THE EXERCISE
Transcribe the material verbatim in full; the pictures do not belong in the copy.

-----

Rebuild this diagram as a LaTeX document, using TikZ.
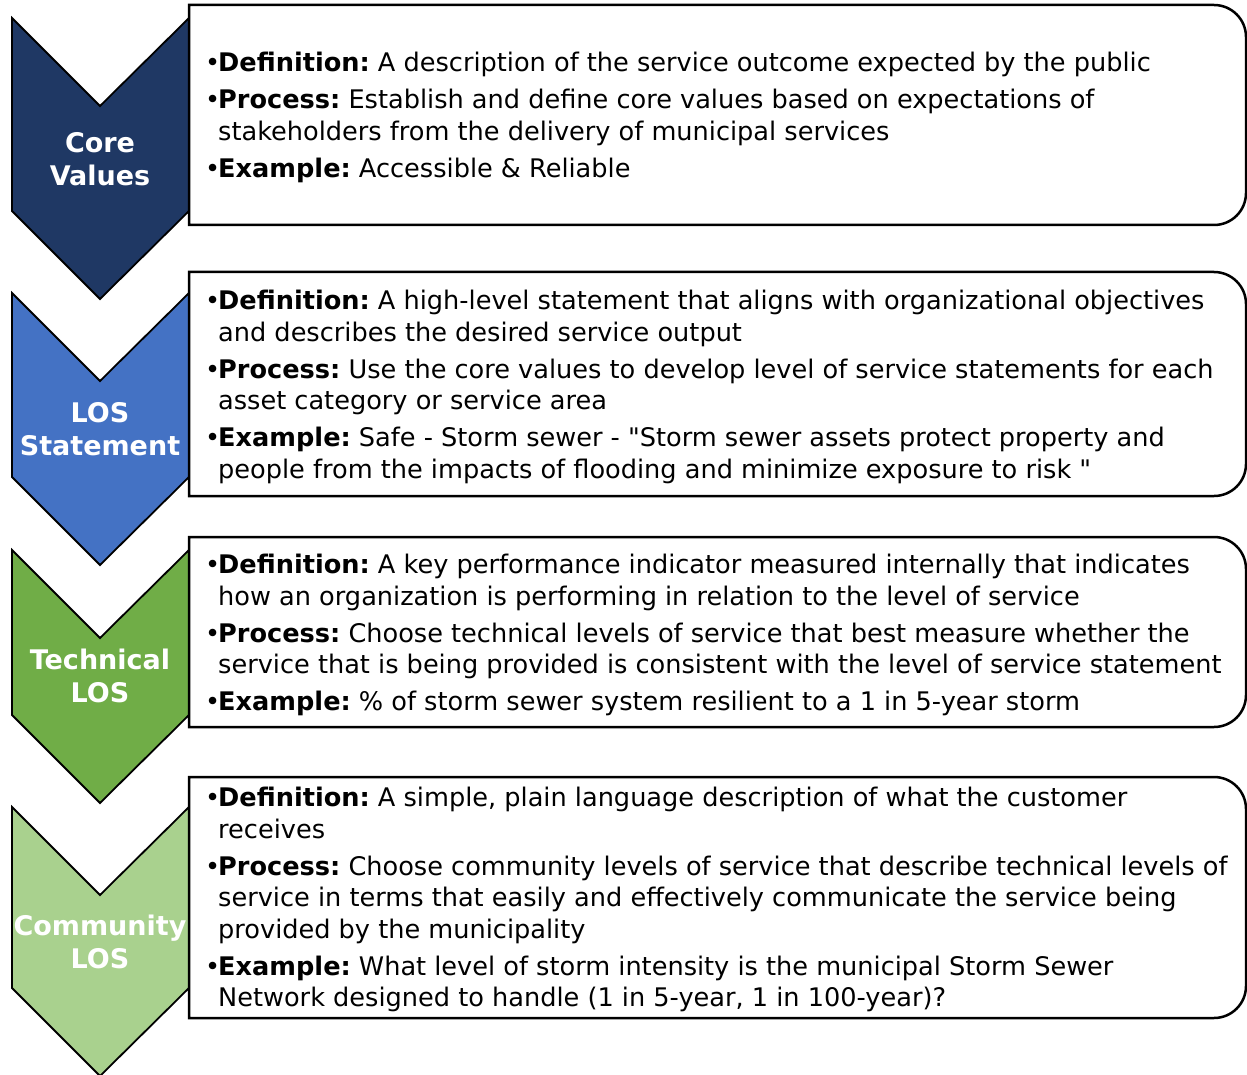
\documentclass[tikz,border=0pt]{standalone}
\usepackage{fontspec}
\setmainfont{DejaVu Sans}
\newfontfamily\djv{DejaVu Sans}
\definecolor{cvnavy}{HTML}{1F3864}
\definecolor{cvblue}{HTML}{4472C4}
\definecolor{cvgreen}{HTML}{70AD47}
\definecolor{cvlight}{HTML}{A9D18E}
\newlength{\bulw}
\setlength{\bulw}{13pt}
\newcommand{\itm}[2]{\par\hangindent=\bulw\hangafter=1\noindent\makebox[\bulw][l]{•}\textbf{#1:} #2}
\newcommand{\bodytext}[1]{\parbox[t]{1030pt}{\djv\fontsize{25.6pt}{31.6pt}\selectfont\frenchspacing\setlength{\parskip}{5.4pt}\raggedright #1}}
\tikzset{
  chev/.style={draw=black, line width=1.8pt, line join=miter},
  infobox/.style={draw=black, line width=2.5pt, fill=white},
  chevlabel/.style={text=white, font=\djv\fontsize{27pt}{33.5pt}\selectfont\bfseries, align=center, inner sep=0pt},
  bodynode/.style={anchor=base west, inner sep=0pt}
}
\begin{document}
\begin{tikzpicture}[x=1pt,y=-1pt]
\useasboundingbox (0,0) rectangle (1247,1075);
% chevrons: top y T, bottom-left y B
\foreach \T/\B/\col/\nm in {18/211/cvnavy/a, 293/477/cvblue/b, 550/715/cvgreen/c, 807/988/cvlight/d}{
  \draw[chev, fill=\col] (12,\T) -- (100,\T+88) -- (189,\T) -- (189,\B) -- (100,\B+88) -- (12,\B) -- cycle;
}
% boxes
\foreach \T/\B in {5/225, 272/496, 537/727, 777/1018}{
  \draw[infobox] (189,\T) -- (1214,\T) arc[start angle=-90,end angle=0,radius=32] -- (1246,\B-32) arc[start angle=0,end angle=90,radius=32] -- (189,\B) -- cycle;
}
% chevron labels
\node[chevlabel] (lab1) at (100,159) {Core\\Values};
\node[chevlabel] (lab2) at (100,429) {LOS\\Statement};
\node[chevlabel] (lab3) at (100,676) {Technical\\LOS};
\node[chevlabel] (lab4) at (100,942) {Community\\LOS};
% body texts
\node[bodynode] (txt1) at (205,71.5) {\bodytext{%
\itm{Definition}{A description of the service outcome expected by the public}
\itm{Process}{Establish and define core values based on expectations of\newline stakeholders from the delivery of municipal services}
\itm{Example}{Accessible \& Reliable}}};
\node[bodynode] (txt2) at (205,309.5) {\bodytext{%
\itm{Definition}{A high-level statement that aligns with organizational objectives\newline and describes the desired service output}
\itm{Process}{Use the core values to develop level of service statements for each\newline asset category or service area}
\itm{Example}{Safe - Storm sewer - "Storm sewer assets protect property and\newline people from the impacts of flooding and minimize exposure to risk "}}};
\node[bodynode] (txt3) at (205,573.5) {\bodytext{%
\itm{Definition}{A key performance indicator measured internally that indicates\newline how an organization is performing in relation to the level of service}
\itm{Process}{Choose technical levels of service that best measure whether the\newline service that is being provided is consistent with the level of service statement}
\itm{Example}{\% of storm sewer system resilient to a 1 in 5-year storm}}};
\node[bodynode] (txt4) at (205,806.5) {\bodytext{%
\itm{Definition}{A simple, plain language description of what the customer\newline receives}
\itm{Process}{Choose community levels of service that describe technical levels of\newline service in terms that easily and effectively communicate the service being\newline provided by the municipality}
\itm{Example}{What level of storm intensity is the municipal Storm Sewer\newline Network designed to handle (1 in 5-year, 1 in 100-year)?}}};
\end{tikzpicture}
\end{document}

-----

RESULT
Rebuild this diagram as a LaTeX document, using TikZ.
\documentclass[tikz,border=0pt]{standalone}
\usepackage{fontspec}
\setmainfont{DejaVu Sans}
\newfontfamily\djv{DejaVu Sans}
\definecolor{cvnavy}{HTML}{1F3864}
\definecolor{cvblue}{HTML}{4472C4}
\definecolor{cvgreen}{HTML}{70AD47}
\definecolor{cvlight}{HTML}{A9D18E}
\newlength{\bulw}
\setlength{\bulw}{13pt}
\newcommand{\itm}[2]{\par\hangindent=\bulw\hangafter=1\noindent\makebox[\bulw][l]{•}\textbf{#1:} #2}
\newcommand{\bodytext}[1]{\parbox[t]{1030pt}{\djv\fontsize{25.6pt}{31.6pt}\selectfont\frenchspacing\setlength{\parskip}{5.4pt}\raggedright #1}}
\tikzset{
  chev/.style={draw=black, line width=1.8pt, line join=miter},
  infobox/.style={draw=black, line width=2.5pt, fill=white},
  chevlabel/.style={text=white, font=\djv\fontsize{27pt}{33.5pt}\selectfont\bfseries, align=center, inner sep=0pt},
  bodynode/.style={anchor=base west, inner sep=0pt}
}
\begin{document}
\begin{tikzpicture}[x=1pt,y=-1pt]
\useasboundingbox (0,0) rectangle (1247,1075);
% chevrons: top y T, bottom-left y B
\foreach \T/\B/\col/\nm in {18/211/cvnavy/a, 293/477/cvblue/b, 550/715/cvgreen/c, 807/988/cvlight/d}{
  \draw[chev, fill=\col] (12,\T) -- (100,\T+88) -- (189,\T) -- (189,\B) -- (100,\B+88) -- (12,\B) -- cycle;
}
% boxes
\foreach \T/\B in {5/225, 272/496, 537/727, 777/1018}{
  \draw[infobox] (189,\T) -- (1214,\T) arc[start angle=-90,end angle=0,radius=32] -- (1246,\B-32) arc[start angle=0,end angle=90,radius=32] -- (189,\B) -- cycle;
}
% chevron labels
\node[chevlabel] (lab1) at (100,159) {Core\\Values};
\node[chevlabel] (lab2) at (100,429) {LOS\\Statement};
\node[chevlabel] (lab3) at (100,676) {Technical\\LOS};
\node[chevlabel] (lab4) at (100,942) {Community\\LOS};
% body texts
\node[bodynode] (txt1) at (205,71.5) {\bodytext{%
\itm{Definition}{A description of the service outcome expected by the public}
\itm{Process}{Establish and define core values based on expectations of\newline stakeholders from the delivery of municipal services}
\itm{Example}{Accessible \& Reliable}}};
\node[bodynode] (txt2) at (205,309.5) {\bodytext{%
\itm{Definition}{A high-level statement that aligns with organizational objectives\newline and describes the desired service output}
\itm{Process}{Use the core values to develop level of service statements for each\newline asset category or service area}
\itm{Example}{Safe - Storm sewer - "Storm sewer assets protect property and\newline people from the impacts of flooding and minimize exposure to risk "}}};
\node[bodynode] (txt3) at (205,573.5) {\bodytext{%
\itm{Definition}{A key performance indicator measured internally that indicates\newline how an organization is performing in relation to the level of service}
\itm{Process}{Choose technical levels of service that best measure whether the\newline service that is being provided is consistent with the level of service statement}
\itm{Example}{\% of storm sewer system resilient to a 1 in 5-year storm}}};
\node[bodynode] (txt4) at (205,806.5) {\bodytext{%
\itm{Definition}{A simple, plain language description of what the customer\newline receives}
\itm{Process}{Choose community levels of service that describe technical levels of\newline service in terms that easily and effectively communicate the service being\newline provided by the municipality}
\itm{Example}{What level of storm intensity is the municipal Storm Sewer\newline Network designed to handle (1 in 5-year, 1 in 100-year)?}}};
\end{tikzpicture}
\end{document}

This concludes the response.